開発した感温性高分子ゲルを利用した蓄熱材の動作原理(出所:三菱電機)
三菱電機(東京都千代田区)は11月14日、東京科学大学物質理工学院材料系(早川 晃鏡教授)らの研究チームとともに、水を主成分とする世界最高の蓄熱密度をもつ蓄熱材を開発したと発表した。これまで廃棄されていた低温排熱を回収・再利用し、化石燃料の消費削減が期待できる。
三菱電機独自の分子予測技術を活用し、ゲルの組成と構造を検討
両者が開発した蓄熱材は、水を主成分とする感温性の高分子ゲルを活用し、30℃から60℃の低温下において、562kJ/Lという世界最高の蓄熱密度で蓄えられるという。
開発にあたり、両者は、生体の細胞内で高分子が混み合う「高分子混雑環境」の有無を制御することで、水分子エネルギーの高低を制御し、そのエネルギーの差分だけ蓄熱密度を高くできるのではないかという仮説を立て、三菱電機が独自に開発してきた分子シミュレーション技術を活用し、感温性高分子の組成と構造を検討した。
その結果、高分子濃度が高い組成により、高分子混雑環境の温度制御が可能な、水を主成分とするこれまでにない感温性の高分子ゲルの設計・開発に成功した。
この感温性高分子ゲルは、放熱時(低温時)に親水性であり、水は分離せずに混ざり合い、多くの水分子は感温性高分子ゲル内に高配列で存在するという。化学物質管理促進法の指定物質を使用せず、安全に使用できるのも特徴だ。
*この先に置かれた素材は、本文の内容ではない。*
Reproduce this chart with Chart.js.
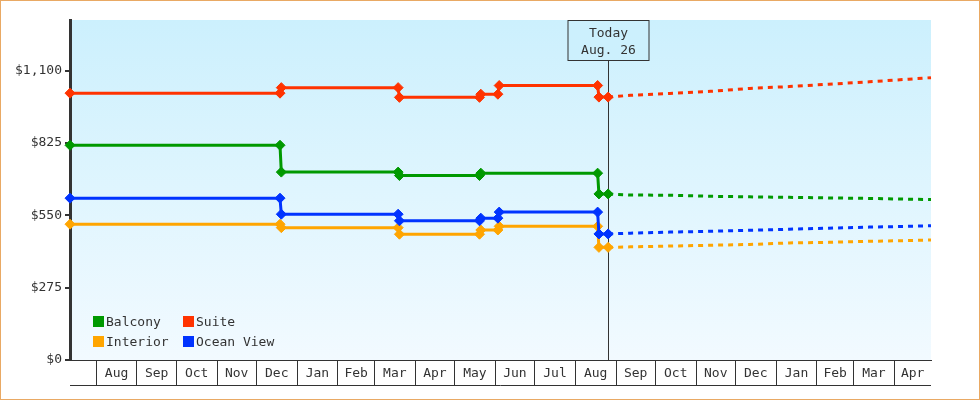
<!DOCTYPE html>
<html>
<head>
<meta charset="utf-8">
<script src="https://cdn.jsdelivr.net/npm/chart.js@4.4.1/dist/chart.umd.min.js"></script>
<style>
  html, body { margin: 0; padding: 0; background: #fff; }
  #wrap { width: 980px; height: 400px; box-sizing: border-box; border: 1px solid #e9a964; background: #fff; }
  canvas { display: block; }
</style>
</head>
<body>
<div id="wrap"><canvas id="c" width="978" height="398"></canvas></div>
<script>
// ---------- data ----------
const historyDates = ['2021-07-12','2021-12-19','2021-12-20','2022-03-19','2022-03-20','2022-05-20','2022-05-21','2022-06-03','2022-06-04','2022-08-18','2022-08-19','2022-08-26'];
const balconyHist   = [816, 816, 714, 714, 701, 701, 710, null, null, 710, 631, 631];
const suiteHist     = [1014, 1014, 1035, 1035, 998, 998, 1010, 1010, 1043, 1043, 999, 999];
const oceanViewHist = [615, 615, 554, 554, 529, 529, 539, 539, 562, 562, 479, 479];
const interiorHist  = [516, 516, 503, 503, 478, 478, 494, 494, 508, 508, 428, 428];

const forecastDates = ['2022-09-12','2022-10-12','2022-11-12','2022-12-12','2023-01-11','2023-02-10','2023-03-13','2023-04-12','2023-04-29'];
const balconyForecast   = [627, 626, 622, 620, 618, 616, 614, 611, 610];
const suiteForecast     = [1006, 1013, 1021, 1032, 1039, 1048, 1057, 1067, 1073];
const oceanViewForecast = [482, 486, 489, 493, 497, 501, 505, 508, 510];
const interiorForecast  = [430, 433, 436, 439, 445, 447, 451, 454, 456];

const seriesNames  = ['Balcony', 'Suite', 'Interior', 'Ocean View'];
const seriesColors = ['#009900', '#ff3300', '#ffa500', '#0033ff'];

const monthStarts = ['2021-08-01','2021-09-01','2021-10-01','2021-11-01','2021-12-01','2022-01-01','2022-02-01','2022-03-01','2022-04-01','2022-05-01','2022-06-01','2022-07-01','2022-08-01','2022-09-01','2022-10-01','2022-11-01','2022-12-01','2023-01-01','2023-02-01','2023-03-01','2023-04-01'];
const monthLabels = ['Aug','Sep','Oct','Nov','Dec','Jan','Feb','Mar','Apr','May','Jun','Jul','Aug','Sep','Oct','Nov','Dec','Jan','Feb','Mar','Apr'];
const axisStart = '2021-07-12';
const axisEnd   = '2023-04-29';
const todayDate = '2022-08-26';
const todayText = ['Today', 'Aug. 26'];
const yTicks = [0, 275, 550, 825, 1100];
const yMax = 1292;

// ---------- helpers ----------
const D = s => Date.UTC(+s.slice(0,4), +s.slice(5,7) - 1, +s.slice(8,10)) / 86400000;
const TODAY = D(todayDate);
const FONT = "'DejaVu Sans Mono', 'Liberation Mono', monospace";
const INK = '#333333';

function build(hist, fc) {
  const pts = historyDates.map((d, i) => ({ x: D(d), y: hist[i] }));
  return pts.concat(forecastDates.map((d, i) => ({ x: D(d), y: fc[i] })));
}
const seriesData = {
  'Balcony': build(balconyHist, balconyForecast),
  'Suite': build(suiteHist, suiteForecast),
  'Interior': build(interiorHist, interiorForecast),
  'Ocean View': build(oceanViewHist, oceanViewForecast)
};
const drawOrder = ['Balcony', 'Suite', 'Ocean View', 'Interior'];

const datasets = drawOrder.map(name => {
  const col = seriesColors[seriesNames.indexOf(name)];
  return {
    label: name,
    data: seriesData[name],
    borderColor: col,
    backgroundColor: col,
    borderWidth: 3,
    tension: 0,
    spanGaps: true,
    clip: false,
    pointStyle: 'rectRot',
    pointRadius: ctx => (ctx.raw && ctx.raw.x > TODAY) ? 0 : 5,
    pointBorderWidth: 1,
    pointBackgroundColor: col,
    pointBorderColor: col,
    segment: {
      borderDash: ctx => ctx.p0.parsed.x >= TODAY ? [5, 5] : undefined
    }
  };
});

// ---------- plugins ----------
const bgPlugin = {
  id: 'bg',
  beforeDraw(chart) {
    const { ctx, chartArea: a } = chart;
    const g = ctx.createLinearGradient(0, a.top, 0, a.bottom);
    g.addColorStop(0, '#ccf0fd');
    g.addColorStop(1, '#f2faff');
    ctx.save();
    ctx.fillStyle = g;
    ctx.fillRect(a.left, a.top, a.right - a.left, a.bottom - a.top);
    ctx.restore();
  }
};

const todayPlugin = {
  id: 'today',
  beforeDatasetsDraw(chart) {
    const { ctx, chartArea: a, scales } = chart;
    const x = Math.round(scales.x.getPixelForValue(TODAY)) + 0.5;
    const w = 81, h = 40, top = a.top + 0.5;
    ctx.save();
    ctx.strokeStyle = INK;
    ctx.lineWidth = 1;
    ctx.fillStyle = '#ccf0fd';
    ctx.fillRect(x - w / 2, top, w, h);
    ctx.strokeRect(x - w / 2, top, w, h);
    ctx.beginPath();
    ctx.moveTo(x, top + h);
    ctx.lineTo(x, a.bottom);
    ctx.stroke();
    ctx.fillStyle = INK;
    ctx.font = '13px ' + FONT;
    ctx.textAlign = 'center';
    ctx.textBaseline = 'middle';
    ctx.fillText(todayText[0], x, a.top + 13.5);
    ctx.fillText(todayText[1], x, a.top + 31);
    ctx.restore();
  }
};

const monthPlugin = {
  id: 'months',
  afterDraw(chart) {
    const { ctx, chartArea: a, scales } = chart;
    const xs = scales.x;
    ctx.save();
    ctx.fillStyle = INK;
    ctx.font = '13px ' + FONT;
    ctx.textAlign = 'center';
    ctx.textBaseline = 'middle';
    monthStarts.forEach((s, i) => {
      const x0 = xs.getPixelForValue(D(s));
      const x1 = xs.getPixelForValue(i + 1 < monthStarts.length ? D(monthStarts[i + 1]) : D(axisEnd));
      ctx.fillText(monthLabels[i], (x0 + x1) / 2, a.bottom + 14);
    });
    ctx.strokeStyle = INK;
    ctx.lineWidth = 1;
    ctx.beginPath();
    ctx.moveTo(a.left, a.bottom + 25.5);
    ctx.lineTo(a.right, a.bottom + 25.5);
    ctx.stroke();
    ctx.restore();
  }
};

const legendPlugin = {
  id: 'customLegend',
  afterDraw(chart) {
    const { ctx, chartArea: a } = chart;
    ctx.save();
    ctx.font = '13px ' + FONT;
    ctx.textBaseline = 'middle';
    ctx.textAlign = 'left';
    seriesNames.forEach((name, i) => {
      const col = i % 2, row = Math.floor(i / 2);
      const x = a.left + 23 + col * 90;
      const y = a.bottom - 44 + row * 20;
      ctx.fillStyle = seriesColors[i];
      ctx.fillRect(x, y, 11, 11);
      ctx.fillStyle = INK;
      ctx.fillText(name, x + 13, y + 6.5);
    });
    ctx.restore();
  }
};

// ---------- chart ----------
new Chart(document.getElementById('c'), {
  type: 'line',
  data: { datasets },
  options: {
    responsive: false,
    animation: false,
    events: [],
    layout: { padding: { left: 0, top: 19, right: 48, bottom: 0 } },
    plugins: { legend: { display: false }, tooltip: { enabled: false } },
    scales: {
      x: {
        type: 'linear',
        min: D(axisStart),
        max: D(axisEnd),
        afterBuildTicks: s => { s.ticks = monthStarts.map(m => ({ value: D(m) })); },
        afterFit: s => { s.height = 39; },
        ticks: { display: false },
        grid: { drawOnChartArea: false, drawTicks: true, tickLength: 25, color: INK, lineWidth: 1 },
        border: { display: true, color: INK, width: 1 }
      },
      y: {
        type: 'linear',
        min: 0,
        max: yMax,
        afterBuildTicks: s => { s.ticks = yTicks.map(v => ({ value: v })); },
        afterFit: s => { s.width = 69; },
        ticks: {
          color: INK,
          padding: 3,
          autoSkip: false,
          font: { family: FONT, size: 13 },
          callback: v => '$' + String(v).replace(/\B(?=(\d{3})+(?!\d))/g, ',')
        },
        grid: { drawOnChartArea: false, drawTicks: true, tickLength: 5, color: INK, lineWidth: 2 },
        border: { display: true, color: INK, width: 3 }
      }
    }
  },
  plugins: [bgPlugin, todayPlugin, monthPlugin, legendPlugin]
});
</script>
</body>
</html>
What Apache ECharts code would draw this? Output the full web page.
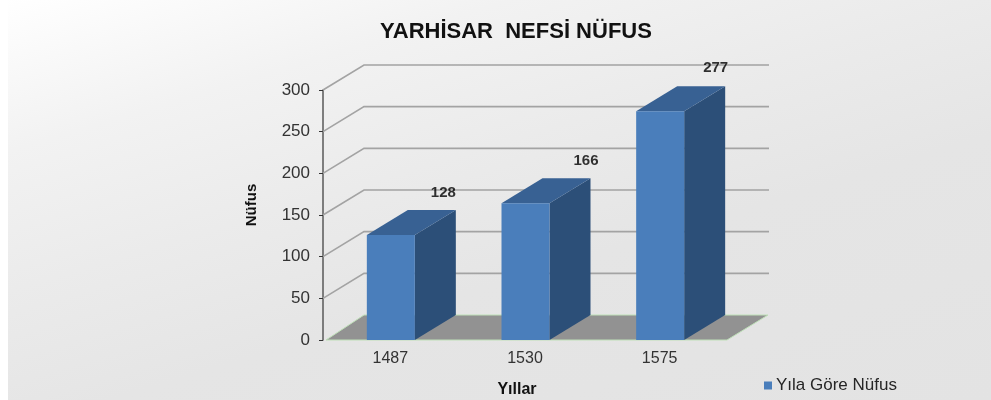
<!DOCTYPE html>
<html><head><meta charset="utf-8">
<style>html,body{margin:0;padding:0;background:#fff}#c{width:991px;height:400px}</style>
<script src="https://cdn.jsdelivr.net/npm/echarts@6/dist/echarts.min.js"></script>
</head><body><div id="c"></div>
<script>
const categories = ['1487', '1530', '1575'];
const populationAxis = [128, 166, 277];
const barShown = [126, 164, 274.5];
const yTicks = [0, 50, 100, 150, 200, 250, 300];
const seriesName = 'Yıla Göre Nüfus';
const labelShift = [[12, -30], [20, -30], [15, -31]];
const DX = 41, DY = -25, BAR_W = 48;
const font = 'Liberation Sans';
const chart = echarts.init(document.getElementById('c'));
const gridLine = (params, api) => {
  const p = api.coord([0, api.value(0)]);
  const x0 = params.coordSys.x, x1 = x0 + params.coordSys.width;
  const y = p[1];
  if (api.value(0) === 0) return null;
  return {type: 'polyline', silent: true, shape: {points: [[x0, y], [x0 + DX, y + DY], [x1 + DX + 1, y + DY]]},
    style: {stroke: '#a3a3a3', lineWidth: 1.6, fill: null}};
};
const floor = (params, api) => {
  const y = api.coord([0, 0])[1];
  const x0 = params.coordSys.x, x1 = x0 + params.coordSys.width;
  return {type: 'polygon', silent: true, shape: {points: [[x0 + 3, y], [x0 + DX, y + DY], [x1 + DX, y + DY], [x1, y]]},
    style: {fill: '#929292', stroke: '#bfe0b8', lineWidth: 1}};
};
const bar = (params, api) => {
  const c = api.coord([api.value(0), api.value(1)]);
  const b = api.coord([api.value(0), 0]);
  const l = c[0] - BAR_W / 2 + 0.5, r = l + BAR_W, t = c[1], bt = b[1];
  return {type: 'group', children: [
    {type: 'polygon', shape: {points: [[r, t], [r + DX, t + DY], [r + DX, bt + DY], [r, bt]]}, style: {fill: '#2c4f78'}},
    {type: 'polygon', shape: {points: [[l, t], [l + DX, t + DY], [r + DX, t + DY], [r, t]]}, style: {fill: '#386193'}},
    {type: 'rect', shape: {x: l, y: t, width: BAR_W, height: bt - t}, style: {fill: '#4a7ebb'}}
  ]};
};
chart.setOption({
  animation: false,
  backgroundColor: {type: 'linear', x: 0, y: 0, x2: 0.194, y2: 1.6, colorStops: [
    {offset: 0, color: '#ffffff'}, {offset: 0.22, color: '#f2f2f2'}, {offset: 0.42, color: '#ebebeb'},
    {offset: 0.62, color: '#e5e5e5'}, {offset: 1, color: '#e3e3e3'}]},
  graphic: [{type: 'rect', z: -10, silent: true, shape: {x: 0, y: 0, width: 8, height: 400}, style: {fill: '#ffffff'}}],
  title: {text: 'YARHİSAR  NEFSİ NÜFUS', left: 511, top: 16, textAlign: 'center',
    textStyle: {fontFamily: font, fontSize: 22, fontWeight: 'bold', color: '#111'}},
  legend: {left: 759, top: 372, itemWidth: 8, itemHeight: 8, itemGap: 4, icon: 'rect',
    data: [{name: seriesName, itemStyle: {color: '#4a7ebb'}}],
    textStyle: {fontFamily: font, fontSize: 17, color: '#262626', padding: [0, 0, 0, -1]}},
  grid: {left: 323, top: 90, width: 404, height: 250, outerBoundsMode: 'none'},
  xAxis: {type: 'category', data: categories, name: 'Yıllar', nameLocation: 'middle', nameGap: 42,
    nameTextStyle: {fontFamily: font, fontSize: 16, fontWeight: 'bold', color: '#111', padding: [0, 16, 0, 0]},
    axisLine: {show: false}, axisTick: {show: false},
    axisLabel: {fontFamily: font, fontSize: 16, color: '#333', margin: 11},
    splitLine: {show: false}},
  yAxis: {type: 'value', min: 0, max: 300, interval: 50, name: 'Nüfus', nameLocation: 'middle', nameGap: 64,
    nameTextStyle: {fontFamily: font, fontSize: 15, fontWeight: 'bold', color: '#111', padding: [0, 0, 0, 20]},
    axisLine: {show: true, lineStyle: {color: '#595959', width: 1.5}},
    axisTick: {show: true, length: 4, inside: false, lineStyle: {color: '#333'}},
    axisLabel: {fontFamily: font, fontSize: 17, color: '#333', margin: 13},
    splitLine: {show: false}},
  series: [
    {type: 'custom', name: 'grid', coordinateSystem: 'cartesian2d', silent: true, z: 1, renderItem: gridLine,
      data: yTicks.map(v => [v]), encode: {y: 0}},
    {type: 'custom', name: 'floor', coordinateSystem: 'cartesian2d', silent: true, z: 2, renderItem: floor,
      data: [[0]], encode: {y: 0}},
    {type: 'custom', name: seriesName, coordinateSystem: 'cartesian2d', z: 3, renderItem: bar,
      data: categories.map((c, i) => [i, barShown[i]]), encode: {x: 0, y: 1}, itemStyle: {color: '#4a7ebb'}},
    {type: 'scatter', name: 'labels', symbolSize: 0, z: 5, silent: true,
      data: categories.map((c, i) => ({value: [i, barShown[i]], count: populationAxis[i],
        label: {offset: [DX + labelShift[i][0], labelShift[i][1]]}})),
      label: {show: true, position: 'top',
        formatter: p => p.data.count, fontFamily: font, fontSize: 15, fontWeight: 'bold', color: '#000'}}
  ]
});
</script></body></html>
開発した感温性高分子ゲルの蓄熱メカニズム(出所:三菱電機)
均質化による大量合成試作にも成功
三菱電機が実施したラボレベルでの合成実験にて、60℃以下の低い蓄熱温度では蓄熱密度(562kJ/L)を実現したほか、Science Tokyo(東京科学大)が開発した合成反応制御技術を活用し、感温性高分子ゲルの均質化を実現、大量合成試作においてもラボレベル同等の蓄熱密度を確認した。
なお、蓄熱密度は、温水が125kJ/L、市販品の脂肪酸が225kJ/L、パラフィンが260kJ/Lといわれる。

蓄熱密度の比較(出所:三菱電機)
両者は今後、感温性高分子ゲルの蓄熱温度範囲の拡大を図り、未利用熱の有効利用を推進するとしている。